What Are My Options?
While having your E-2 visa denied can be a major setback in your immigration plans, there are a few options you can take once you receive that denial letter.
If you believe that the adjudicating officer’s decision was incorrect and you did not go through consular processing, then it may be possible to appeal the decision to a third party called the Administrative Appeals Office (AAO).
While this may seem like a second chance, the AAO has a long history of upholding the decisions of the adjudicating officers. A very small percentage of decisions are overturned or even remanded.
However, if you went through consular processing, your denial letter will most likely state that the consulate decision cannot be appealed. The letter will also encourage you to take this next step in response to your denial.
While appealing may not be a viable option, you can always reapply for your E-2 visa. This will require you to file another I-129E petition and make another appointment with the consulate in your home country.

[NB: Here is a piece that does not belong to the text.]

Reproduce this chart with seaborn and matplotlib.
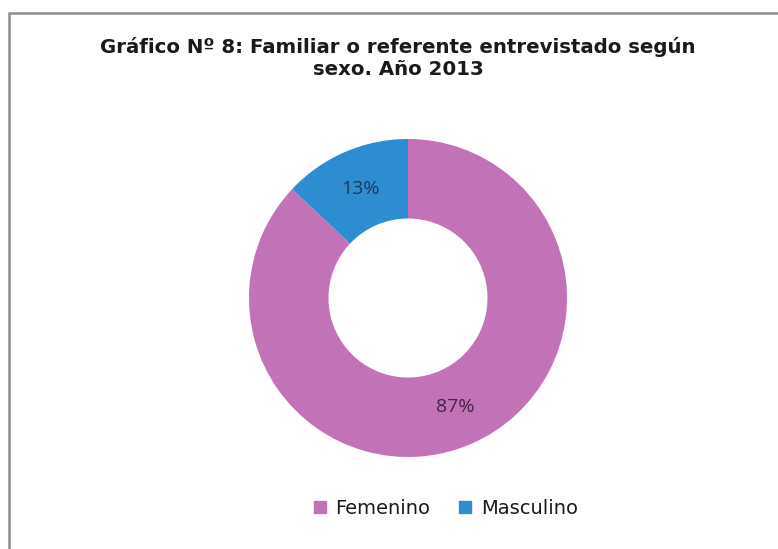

Because the E-2 visa denial letter will tell you why your visa was denied, you will have the opportunity to rectify any issues and reapply once you have made significant changes to your circumstances.
If you had your E-2 visa denied through an administrative processing refusal under section 221(g) of the Immigration and Nationality Act, you may still have hope. This kind of refusal is not a complete denial, but rather more of a request for evidence. These are typically issued due to these reasons:
- The documents or information were insufficient
- The officer needs to re-examine the case more closely
- You need to go through more background checks
The consulate will present you with a list of documents or information that needs to be submitted in order to avoid a denial. Think of this refusal as a buffer step before outright denial. Be sure to work with your immigration attorney to take advantage of this step within the given time frame.
Consider the Alternatives
Aside from reapplying, you may want to take a look at some other common pathways to work in the U.S. Work with your immigration attorney to learn if these or any other alternatives would be appropriate for your situation.

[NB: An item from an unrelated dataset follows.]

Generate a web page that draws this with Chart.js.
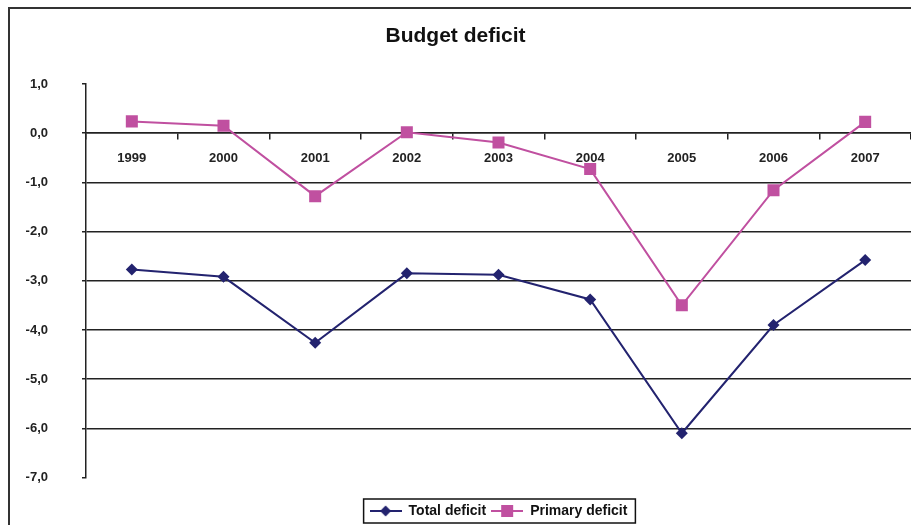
<!DOCTYPE html>
<html>
<head>
<meta charset="utf-8">
<script src="https://cdn.jsdelivr.net/npm/chart.js@4/dist/chart.umd.min.js"></script>
<style>
  html, body { margin: 0; padding: 0; background: #fff; overflow: hidden; }
  #wrap { position: relative; width: 933px; height: 528px; }
</style>
</head>
<body>
<div id="wrap"><canvas id="deficitChart" width="933" height="528"></canvas></div>
<script>
const years = ['1999', '2000', '2001', '2002', '2003', '2004', '2005', '2006', '2007'];
const totalDeficit = [-2.77, -2.92, -4.26, -2.85, -2.88, -3.38, -6.1, -3.9, -2.58];
const primaryDeficit = [0.24, 0.15, -1.28, 0.02, -0.19, -0.73, -3.5, -1.16, 0.23];
const yTicks = [1, 0, -1, -2, -3, -4, -5, -6, -7];

const NAVY = '#23236f';
const PINK = '#c050a0';
const INK = '#222';

// small line-with-marker swatch for the legend
function legendSwatch(color, style) {
    const c = document.createElement('canvas');
    c.width = 32; c.height = 14;
    const g = c.getContext('2d');
    g.strokeStyle = color;
    g.lineWidth = 2;
    g.beginPath(); g.moveTo(0, 7); g.lineTo(32, 7); g.stroke();
    g.fillStyle = color;
    g.beginPath();
    if (style === 'diamond') {
        g.moveTo(16, 1.5); g.lineTo(21.5, 7); g.lineTo(16, 12.5); g.lineTo(10.5, 7);
    } else {
        g.rect(10, 1, 12, 12);
    }
    g.closePath(); g.fill();
    return c;
}

const frame = {
    id: 'frame',
    beforeDraw(chart) {
        const ctx = chart.ctx;
        ctx.save();
        ctx.fillStyle = '#fff';
        ctx.fillRect(0, 0, chart.width, chart.height);
        ctx.strokeStyle = '#333';
        ctx.lineWidth = 2;
        ctx.strokeRect(9, 8, 1000, 1000);
        ctx.restore();
    },
    afterDraw(chart) {
        const boxes = chart.legend && chart.legend.legendHitBoxes;
        if (!boxes || !boxes.length) return;
        let l = Infinity, r = -Infinity, t = Infinity, b = -Infinity;
        boxes.forEach(h => {
            l = Math.min(l, h.left); r = Math.max(r, h.left + h.width);
            t = Math.min(t, h.top); b = Math.max(b, h.top + h.height);
        });
        const ctx = chart.ctx;
        ctx.save();
        ctx.strokeStyle = '#111';
        ctx.lineWidth = 1.5;
        ctx.strokeRect(l - 6, t - 5, r - l + 14, b - t + 10);
        ctx.restore();
    }
};

new Chart(document.getElementById('deficitChart'), {
    type: 'line',
    data: {
        labels: years,
        datasets: [{
            label: 'Total deficit',
            data: totalDeficit,
            borderColor: NAVY,
            backgroundColor: NAVY,
            borderWidth: 2,
            pointStyle: 'rectRot',
            pointRadius: 6,
            pointBorderWidth: 0,
            tension: 0
        }, {
            label: 'Primary deficit',
            data: primaryDeficit,
            borderColor: PINK,
            backgroundColor: PINK,
            borderWidth: 2,
            pointStyle: 'rect',
            pointRadius: 8.5,
            pointBorderWidth: 0,
            tension: 0
        }]
    },
    options: {
        responsive: false,
        animation: false,
        devicePixelRatio: 1,
        layout: { padding: { left: 0, right: 22, top: 0, bottom: 0 } },
        plugins: {
            title: {
                display: true,
                text: 'Budget deficit',
                color: '#111',
                font: { family: 'Liberation Sans, Arial, sans-serif', size: 21, weight: 'bold' },
                padding: { top: 23.4, bottom: 35.4 }
            },
            legend: {
                position: 'bottom',
                fullSize: false,
                // empty title only used as a spacer above the legend row
                title: { display: true, text: '', font: { size: 1 }, padding: { top: 20.3, bottom: 0 } },
                labels: {
                    usePointStyle: true,
                    pointStyleWidth: 32,
                    color: '#111',
                    padding: 5,
                    font: { family: 'Liberation Sans, Arial, sans-serif', size: 14, weight: 'bold' },
                    generateLabels(chart) {
                        return chart.data.datasets.map((ds, i) => ({
                            text: ds.label,
                            pointStyle: legendSwatch(ds.borderColor, i === 0 ? 'diamond' : 'square'),
                            fillStyle: ds.borderColor,
                            strokeStyle: ds.borderColor,
                            lineWidth: 0,
                            fontColor: '#111',
                            hidden: false,
                            datasetIndex: i
                        }));
                    }
                }
            },
            tooltip: { enabled: false }
        },
        scales: {
            x: {
                position: { y: 0 },
                offset: true,
                border: { display: true, color: INK, width: 1.5 },
                grid: { offset: true, drawOnChartArea: false, drawTicks: true, tickLength: 6, color: INK, lineWidth: 1.5 },
                ticks: {
                    color: '#222',
                    padding: 11,
                    maxRotation: 0,
                    font: { family: 'Liberation Sans, Arial, sans-serif', size: 13, weight: 'bold' }
                }
            },
            y: {
                min: -7,
                max: 1,
                afterFit(scale) { scale.width = 86; },
                afterBuildTicks(scale) { scale.ticks = yTicks.map(v => ({ value: v })); },
                border: { display: true, color: INK, width: 1.5 },
                grid: {
                    color: ctx => (ctx.tick && (ctx.tick.value === 1 || ctx.tick.value === -7)) ? 'rgba(0,0,0,0)' : INK,
                    tickColor: INK,
                    lineWidth: 1.5,
                    tickLength: 4
                },
                ticks: {
                    color: '#222',
                    padding: 34,
                    font: { family: 'Liberation Sans, Arial, sans-serif', size: 13, weight: 'bold' },
                    callback: v => Number(v).toFixed(1).replace('.', ',')
                }
            }
        }
    },
    plugins: [frame]
});
</script>
</body>
</html>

This visa requires that you have a job offer for a specialty position from a U.S. employer. The main benefit of this visa is that it is a dual intent visa that allows holders to maintain an intent to immigrate to the U.S. through a green card.
If getting a green card is your goal, you may want to consider bypassing the nonimmigrant visa step altogether. With an EB-5 green card, your investment can allow you to live permanently in the U.S. This investment program, however, does have quantified investment requirements. If you are investing in a rural area or one of high unemployment, you need to invest at least $500,000. For all other cases, the investment amount must be $1 million.
Why Was My Extension Denied?
If you have had your E-2 extension denied, chances are that you were unable to maintain one of the above requirements. For the most part, the USCIS denies E-2 extensions if they deem that the enterprise has become marginal. You must not only prove that your enterprise has the potential to succeed, but you must also make it succeed in order to remain in the country under E-2 status.